J. Tilak Ratnanather, an expert in brain mapping and a champion of people with hearing loss, is a recipient of the Presidential Award of Excellence in Science, Mathematics and Engineering Mentoring.
Ratnanather, an associate research professor in Johns Hopkins University's Department of Biomedical Engineering, is one of 14 scientists around the country to be honored with the prize. The recipients will receive their prizes at a ceremony at the White House later this year.
"It is an honor for me to receive this award," said Ratnanather, who also is a core faculty member of the university's Institute for Computational Medicine and its Center for Imaging Science. "Just as my mentors at University College London, University of Oxford, City University London and Johns Hopkins University took a chance on me, I am paying it forward for the next generation of deaf and hard of hearing students who have chosen to thrive in the demanding, challenging and exacting environment of regular college."

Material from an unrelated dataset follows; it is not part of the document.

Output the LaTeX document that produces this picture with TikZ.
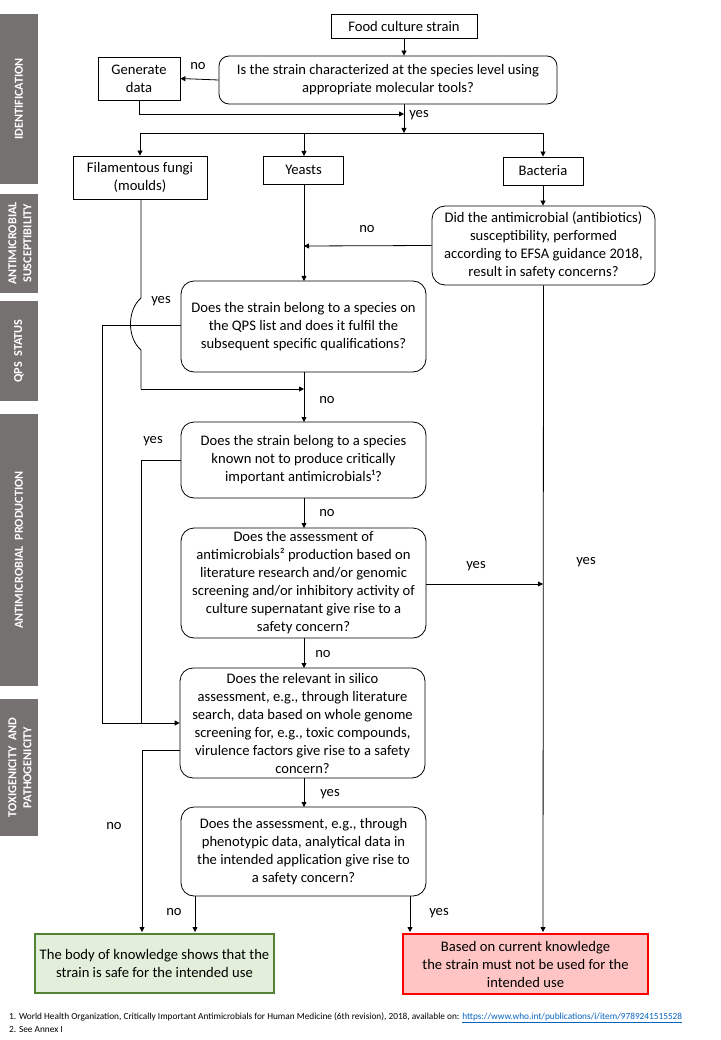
\documentclass[tikz,border=0pt]{standalone}
\usepackage{fontspec}
\setmainfont{Carlito}
\usetikzlibrary{arrows.meta}
\definecolor{bargrey}{HTML}{767171}
\definecolor{okgreen}{HTML}{548235}
\definecolor{okfill}{HTML}{E2EFDA}
\definecolor{badfill}{HTML}{FFC5C5}
\definecolor{linkblue}{HTML}{0563C1}
\tikzset{
  box/.style={draw=black, line width=0.8pt, inner sep=0pt, align=center, font=\fontsize{14.6}{18}\selectfont},
  qbox/.style={box, rounded corners=13pt},
  lbl/.style={inner sep=0pt, font=\fontsize{14.6}{16}\selectfont},
  bar/.style={fill=bargrey, draw=none},
  bartxt/.style={text=white, font=\fontsize{12.2}{15}\selectfont\bfseries, rotate=90, align=center, inner sep=0pt},
  arr/.style={line width=0.8pt, -{Triangle[length=5pt,width=5pt]}},
  ln/.style={line width=0.8pt},
}
\begin{document}
\begin{tikzpicture}[x=1pt,y=-1pt]
\useasboundingbox (0,0) rectangle (720,1040);
% side bars
\fill[bar] (0,14) rectangle (38,184);
\fill[bar] (0,194) rectangle (38,293);
\fill[bar] (0,301) rectangle (38,401);
\fill[bar] (0,414) rectangle (38,686);
\fill[bar] (0,699) rectangle (38,836);
\node[bartxt] (b1) at (19,99) {IDENTIFICATION};
\node[bartxt] (b2) at (20,243.5) {ANTIMICROBIAL\\SUSCEPTIBILITY};
\node[bartxt] (b3) at (19,351) {QPS\ \ STATUS};
\node[bartxt] (b4) at (19,550) {ANTIMICROBIAL\ \ PRODUCTION};
\node[bartxt] (b5) at (20,767.5) {TOXIGENICITY\ \ AND\\PATHOGENICITY};

% nodes
\node[box, minimum width=146pt, minimum height=24pt] (fcs) at (404,26) {Food culture strain};
\node[qbox, rounded corners=10pt, minimum width=338pt, minimum height=48pt] (q1) at (388,80) {Is the strain characterized at the species level using\\appropriate molecular tools?};
\node[box, minimum width=82pt, minimum height=43pt] (gen) at (139,78.5) {Generate\\data};
\node[box, minimum width=134pt, minimum height=43pt] (mould) at (140,177.5) {Filamentous fungi\\(moulds)};
\node[box, minimum width=80pt, minimum height=28pt] (yeast) at (303.5,170) {Yeasts};
\node[box, minimum width=80pt, minimum height=28pt] (bact) at (543,171) {Bacteria};
\node[qbox, minimum width=223pt, minimum height=79pt] (q2) at (543.5,245.5) {Did the antimicrobial (antibiotics)\\susceptibility, performed\\according to EFSA guidance 2018,\\result in safety concerns?};
\node[qbox, minimum width=245pt, minimum height=91pt] (qps) at (303.5,326.5) {Does the strain belong to a species on\\the QPS list and does it fulfil the\\subsequent specific qualifications?};
\node[qbox, minimum width=245pt, minimum height=76pt] (q3) at (303.5,460) {Does the strain belong to a species\\known not to produce critically\\important antimicrobials¹?};
\node[qbox, minimum width=245pt, minimum height=110pt] (q4) at (303.5,583) {Does the assessment of\\antimicrobials² production based on\\literature research and/or genomic\\screening and/or inhibitory activity of\\culture supernatant give rise to a\\safety concern?};
\node[qbox, minimum width=245pt, minimum height=110pt] (q5) at (302.5,723) {Does the relevant in silico\\assessment, e.g., through literature\\search, data based on whole genome\\screening for, e.g., toxic compounds,\\virulence factors give rise to a safety\\concern?};
\node[qbox, minimum width=245pt, minimum height=89pt] (q6) at (303.5,851.5) {Does the assessment, e.g., through\\phenotypic data, analytical data in\\the intended application give rise to\\a safety concern?};
\node[box, draw=okgreen, fill=okfill, line width=2.6pt, minimum width=239pt, minimum height=59pt] (safe) at (154.5,963.5) {The body of knowledge shows that the\\strain is safe for the intended use};
\node[box, draw=red, fill=badfill, line width=2.6pt, minimum width=245pt, minimum height=60pt] (unsafe) at (525.5,964) {Based on current knowledge\\the strain must not be used for the\\intended use};

% labels
\node[lbl] (l1) at (198,66) {no};
\node[lbl] (l2) at (419,115) {yes};
\node[lbl] (l3) at (367,229) {no};
\node[lbl] (l4) at (161,301) {yes};
\node[lbl] (l5) at (327,400) {no};
\node[lbl] (l6) at (153,441) {yes};
\node[lbl] (l7) at (327,513) {no};
\node[lbl] (l8) at (476,566) {yes};
\node[lbl] (l9) at (586,562) {yes};
\node[lbl] (l10) at (323,654) {no};
\node[lbl] (l11) at (330,794) {yes};
\node[lbl] (l12) at (114,826) {no};
\node[lbl] (l13) at (174,912) {no};
\node[lbl] (l14) at (439,913) {yes};

% coordinates
\coordinate (j0) at (404,114);
\coordinate (br) at (404,133);
\coordinate (cq2) at (304,246);
\coordinate (hopA) at (141,298);
\coordinate (hopB) at (141,350);
\coordinate (m1) at (141,389);
\coordinate (m2) at (304,389);
\coordinate (k1) at (102,325);
\coordinate (k2) at (102,723);
\coordinate (y3) at (141,460);
\coordinate (y3b) at (141,723);
\coordinate (n5) at (142,750);
\coordinate (n5b) at (142,932);
\coordinate (c4) at (543,584);

% connectors
\draw[arr] (fcs.south) -- (fcs.south |- q1.north);
\draw[arr] (q1.west) -- (gen.east);
\draw[arr] (gen.south) |- (j0);
\draw[arr] (q1.south -| br) -- (br);
\draw[arr] (br) -| (mould.north);
\draw[arr] (br) -| (bact.north);
\draw[arr] (br -| 304,0) -- (304,156);
\draw[arr] (bact.south) -- (bact.south |- q2.north);
\draw[arr] (q2.west) -- (cq2);
\draw[arr] (304,184) -- (304,281);
\draw[ln] (mould.south -| hopA) -- (hopA) .. controls (127,310) and (127,338) .. (hopB) -- (m1);
\draw[arr] (m1) -- (m2);
\draw[arr] (304,372) -- (304,422);
\draw[ln] (qps.west |- k1) -- (k1) -- (k2);
\draw[arr] (k2) -- (q5.west |- k2);
\draw[ln] (q3.west) -- (y3) -- (y3b);
\draw[arr] (304,498) -- (304,528);
\draw[arr] (q4.east |- c4) -- (c4);
\draw[arr] (304,638) -- (304,668);
\draw[arr] (304,778) -- (304,807);
\draw[ln] (q5.west |- n5) -- (n5);
\draw[arr] (n5) -- (n5b);
\draw[arr] (195,896) -- (195,932);
\draw[arr] (410,896) -- (410,932);
\draw[arr] (q2.south) -- (543,932);

% footnotes
\node[anchor=base west, inner sep=0pt, font=\fontsize{9.3}{11}\selectfont] (fn1) at (9,1019) {1. World Health Organization, Critically Important Antimicrobials for Human Medicine (6th revision), 2018, available on: \textcolor{linkblue}{\underline{https://www.who.int/publications/i/item/9789241515528}}};
\node[anchor=base west, inner sep=0pt, font=\fontsize{9.3}{11}\selectfont] (fn2) at (9,1032) {2. See Annex I};
\end{tikzpicture}
\end{document}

The award, announced last week, is given by the White House to individuals and organizations in recognition of the crucial role that mentoring plays in the academic and personal development of students who are studying science, engineering, and math, particularly those who belong to groups that are underrepresented in these fields.
Ratnanather, who was born deaf but learned to communicate by reading lips and using hearing aids, has devoted his career to recruiting deaf and hard of hearing individuals into the science, math, technology, and engineering fields, and mentoring them once they are there. His motivation stems from a belief that if he can coax these individuals into STEM fields, they will contribute a unique perspective, particularly in the auditory related sciences and medicine.
Ratnanather's research interests include shape analysis of brain structures associated with schizophrenia, Alzheimer's, Huntington's, and depression. His work also focuses on deafness and computational problems linked to cochlear and cardiac physiology. Rathnanather himself received a cochlear implant at Johns Hopkins Listening Center in 2012, and he knows firsthand the trials of learning to use it.
"My students are benefitting from my experiences as a deaf person and thus do not have any additional worries associated with their hearing loss," Ratnanather said. "They have rewarded me and others by graduating with honors, getting PhDs, doing postdoctoral work and becoming professors and completing medical school."
In announcing the awards, President Barack Obama credited Ratnanather and the other recipients with helping to cultivate America's future scientists, engineers and mathematicians.
"They open new worlds to their students, and give them the encouragement they need to learn, discover and innovate," Obama said in a prepared statement. "That's transforming those students' futures, and our nation's future too."
In addition to being honored at the White House, the recipients each receive $10,000 from the National Science Foundation. A complete list of winners can be found at www.whitehouse.gov.